Portanto, é de se considerar que o caráter histórico-evolutivo dos direitos fundamentais é condição sine qua non para sua sustentação dentro de determinado regime jurídico.
Inalienabilidade de direito fundamental é uma condição atribuída que exclui seu titular de quaisquer atos de disposição jurídica formal (v.g. doação, compra e venda) ou material (v.g. destruição do bem), gratuita ou onerosa.
Assim, por exemplo, qualquer ato de disposição do corpo humano não seria válido por atentar diretamente ao direito fundamental da integridade física que é imanente a qualquer indivíduo.
A inalienabilidade traz consigo, portanto, a característica de que a vontade humana, ainda que livre e consciente, não é instrumento capaz de preterir um direito fundamental, sobretudo se vier a atentar contra a dignidade da pessoa. Nos dizeres de Mendes, Coelho e Branco[19]: “Da mesma forma que o homem não pode deixar de ser homem, não pode ser livre para ter ou não dignidade, o que acarreta que o Direito não pode permitir que o homem se prive de sua dignidade.”
Ocorre que o pressuposto de inalienabilidade dos direitos fundamentais não poder ser concebido em termos absolutos, já que nem os próprios direitos fundamentais podem assim ser considerados, pois estes são históricos e evolutivos, ou seja, são afirmados gradualmente.
Nesse contexto, surge a grande celeuma de como apurar com segurança quais os direitos fundamentais que seriam inalienáveis. Conforme o exposto supra, o direito não pode permitir que o homem se prive de sua dignidade. No entanto, para que a dignidade da pessoa seja assegurada é necessário que exista vida, “[...] já que se constitui em pré-requisito à existência e exercício de todos os demais direitos”[20]. Assim, nesta perspectiva, seria indisponível o direito a resguardar a vida biológica sem o qual não há substrato para o conceito de dignidade.
Desta forma, a inalienabilidade dos direitos fundamentais, embora não absoluta, deve ser entendida e respeitada de forma que a liberdade contratual não ultrapasse os limites que ensejem a decadência das estruturas sociais.
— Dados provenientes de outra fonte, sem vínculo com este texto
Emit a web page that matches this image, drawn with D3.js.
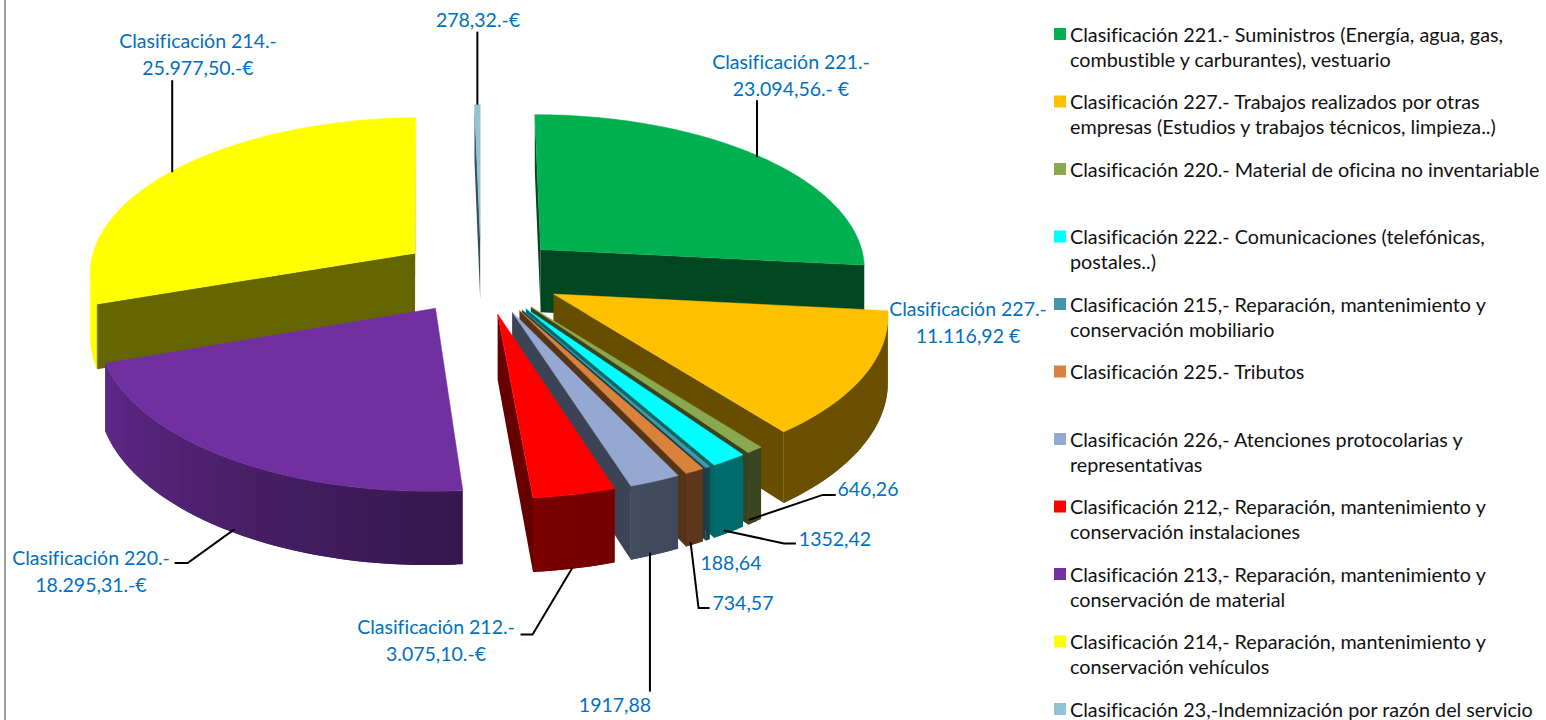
<!DOCTYPE html>
<html>
<head>
<meta charset="utf-8">
<script src="https://cdn.jsdelivr.net/npm/d3@7"></script>
<style>
  html, body { margin: 0; padding: 0; background: #fff; }
  svg { display: block; font-family: Lato, sans-serif; font-variant-ligatures: none; }
</style>
</head>
<body>
<div class="canvas"></div>
<script>
// chart data
const codes = ['221', '227', '220', '222', '215', '225', '226', '212', '213', '214', '23'];
const values = [23094.56, 11116.92, 646.26, 1352.42, 188.64, 734.57, 1917.88, 3075.10, 18295.31, 25977.50, 278.32];
const colors = ['#00b050', '#ffc000', '#8aa84f', '#00ffff', '#4398a8', '#d8823c', '#95a8d2', '#ff0000', '#7030a0', '#ffff00', '#92c4d6'];

const legendLines = [
    ['Clasificación 221.- Suministros (Energía, agua, gas,', 'combustible y carburantes), vestuario'],
    ['Clasificación 227.- Trabajos realizados por otras', 'empresas (Estudios y trabajos técnicos, limpieza..)'],
    ['Clasificación 220.- Material de oficina no inventariable'],
    ['Clasificación 222.- Comunicaciones (telefónicas,', 'postales..)'],
    ['Clasificación 215,- Reparación, mantenimiento y', 'conservación mobiliario'],
    ['Clasificación 225.- Tributos'],
    ['Clasificación 226,- Atenciones protocolarias y', 'representativas'],
    ['Clasificación 212,- Reparación, mantenimiento y', 'conservación instalaciones'],
    ['Clasificación 213,- Reparación, mantenimiento y', 'conservación de material'],
    ['Clasificación 214,- Reparación, mantenimiento y', 'conservación vehículos'],
    ['Clasificación 23,-Indemnización por razón del servicio']
];

const labelLines = [
    ['Clasificación 221.-', '23.094,56.- €'],
    ['Clasificación 227.-', '11.116,92 €'],
    ['646,26'],
    ['1352,42'],
    ['188,64'],
    ['734,57'],
    ['1917,88'],
    ['Clasificación 212.-', '3.075,10.-€'],
    ['Clasificación 220.-', '18.295,31.-€'],
    ['Clasificación 214.-', '25.977,50.-€'],
    ['278,32.-€']
];

// label layout, same order as the slices: text centre, first baseline
const labelPos = [[791, 69], [968, 316], [868, 496], [835, 546], [731, 570], [743, 610], [615, 712], [436, 634], [91, 565], [198, 48], [478, 27]];
// leader points, relative to the middle of the slice's rim
const leaderBends = [
    [[-2, 1], [-2, -56]],
    null,
    [[-6, -2], [68, -27], [81, -27]],
    [[-5, -2], [55, 11], [67, 11]],
    null,
    [[-4, -2], [4, 64], [15, 64]],
    [[-5, -2], [-5, 137]],
    [[-2, -1], [-42, 66], [-54, 66]],
    [[5, -2], [-42, 32], [-55, 32]],
    [[2, 0], [2, -92]],
    [[0, 0], [0, -73]]
];

const width = 1546;
const height = 720;
const svg = d3.select('.canvas').append('svg').attr('width', width).attr('height', height);

// left border of the original picture
svg.append('rect').attr('x', 4).attr('y', 0).attr('width', 2).attr('height', height).attr('fill', '#a0a0a0');

// 3D projection: ground plane unit circle -> screen, with a little perspective
const xScale = d3.scaleLinear().domain([-1, 1]).range([481 - 327, 481 + 327]);
const yScale = d3.scaleLinear().domain([-1, 1]).range([275 - 155, 275 + 155]);
const perspective = 0.11;
const depth = 64;      // height of the pie on screen
const explode = 0.25;  // how far the slices are pulled out

const project = (u, v, z = 0) => {
    const s = 1 / (1 - perspective * v);
    return [xScale(u * s), yScale(v * s) + z * depth * s];
};

// light on the round outer wall, by angle in degrees
const wallLight = d3.scaleLinear().domain([0, 150, 180, 251, 252, 360]).range([0.4, 0.42, 0.5, 0.85, 1, 1]);

const shade = (color, k) => {
    const c = d3.rgb(color);
    return d3.rgb(c.r * k, c.g * k, c.b * k).formatHex();
};

const pie = d3.pie().sort(null).value(d => d);
const line = d3.line();

const slices = pie(values).map((d, i) => {
    const mid = (d.startAngle + d.endAngle) / 2;
    const ou = explode * Math.sin(mid);
    const ov = -explode * Math.cos(mid);
    const n = Math.max(2, Math.ceil((d.endAngle - d.startAngle) * 180 / Math.PI));
    const angles = d3.range(n + 1).map(k => d.startAngle + (d.endAngle - d.startAngle) * k / n);
    const ground = a => [ou + Math.sin(a), ov - Math.cos(a)];
    return { i, mid, apex: [ou, ov], angles, ground, color: colors[i] };
});

// painter's order, back slices first
const chart = svg.append('g').attr('class', 'pie');
slices.slice().sort((a, b) => Math.cos(b.mid) - Math.cos(a.mid)).forEach(sl => {
    const g = chart.append('g');
    const rim = sl.angles.map(sl.ground);
    const loop = [sl.apex, ...rim];

    // walls: only those that face the viewer
    const wall = (p, q, fill, over = q) => {
        const front = [project(p[0], p[1]), project(q[0], q[1]), project(q[0], q[1], 1), project(p[0], p[1], 1)];
        if (d3.polygonArea(front) > 0) {
            // "over" runs the piece on under the next one, so no seams show
            const poly = [project(p[0], p[1]), project(over[0], over[1]), project(over[0], over[1], 1), project(p[0], p[1], 1)];
            g.append('path').attr('d', line(poly) + 'Z').attr('fill', fill);
        }
    };
    wall(sl.apex, rim[0], shade(sl.color, 0.4));
    wall(rim[rim.length - 1], sl.apex, shade(sl.color, 0.4));
    d3.pairs(rim).forEach(([p, q], k) => {
        const deg = (sl.angles[k] + sl.angles[k + 1]) / 2 * 180 / Math.PI;
        wall(p, q, shade(sl.color, wallLight(deg)), rim[k + 2] || q);
    });

    // top face
    g.append('path')
        .attr('d', line(loop.map(p => project(p[0], p[1]))) + 'Z')
        .attr('fill', sl.color)
        .attr('stroke', sl.color)
        .attr('stroke-width', 0.5);
});

// leader lines
const leaders = svg.append('g').attr('class', 'leaders');
slices.forEach(sl => {
    const bends = leaderBends[sl.i];
    if (!bends) return;
    const p = sl.ground(sl.mid);
    const start = project(p[0], p[1], Math.cos(sl.mid) < 0 ? 1 : 0);
    leaders.append('path')
        .attr('d', line(bends.map(b => [start[0] + b[0], start[1] + b[1]])))
        .attr('fill', 'none')
        .attr('stroke', '#000')
        .attr('stroke-width', 2);
});

// data labels
svg.append('g').attr('class', 'labels')
    .selectAll('text')
    .data(labelLines)
    .join('text')
    .attr('text-anchor', 'middle')
    .attr('fill', '#0070c0')
    .attr('font-size', 19.5)
    .each(function (lines, i) {
        d3.select(this).selectAll('tspan')
            .data(lines)
            .join('tspan')
            .attr('x', labelPos[i][0])
            .attr('y', (d, k) => labelPos[i][1] + k * 26.5)
            .text(d => d);
    });

// legend: rows are evenly spaced
const legendY = d3.scalePoint().domain(codes).range([34, 709]);
const legend = svg.append('g').attr('class', 'legend')
    .selectAll('g')
    .data(codes)
    .join('g')
    .attr('transform', d => `translate(1054,${legendY(d)})`);

legend.append('rect')
    .attr('x', 0)
    .attr('y', -6)
    .attr('width', 12)
    .attr('height', 12)
    .attr('fill', (d, i) => colors[i]);

legend.append('text')
    .attr('fill', '#111')
    .attr('font-size', 19.75)
    .each(function (d, i) {
        d3.select(this).selectAll('tspan')
            .data(legendLines[i])
            .join('tspan')
            .attr('x', 16)
            .attr('y', (t, k) => 7.5 + k * 25)
            .text(t => t);
    });
</script>
</body>
</html>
Como destaca Mendes Coelho e Branco[21]: “A relativização da característica da indisponibilidade opera, [...] para tornar aceitável que, em nome da autonomia contratual, se reduza, em certos casos, o alcance de um direito fundamental, desde que respeitados certos limites.”
A característica da constitucionalização está associada aos direitos fundamentais porque eles são enunciados e protegidos por normas de valor constitucional. É através desta característica que se torna possível a distinção entre os direitos fundamentais e os direitos humanos ou do homem, expressões tão comumente utilizadas como sinônimas.
Nos dizeres de Canotilho,[22]
[os] direitos do homem são direitos válidos para todos os povos e em todos os tempos (dimensão jusnaturalista-universalista) [e] direitos fundamentais são os direito do homem, jurídico-institucionalmente garantidos e limitados espacio-temporalmente.
Quanto ao grau de efetividade, os direitos fundamentais diferenciam-se porque possuem mecanismos mais céleres e eficazes em relação aos direitos humanos previstos na ordem jurídica internacional.[23]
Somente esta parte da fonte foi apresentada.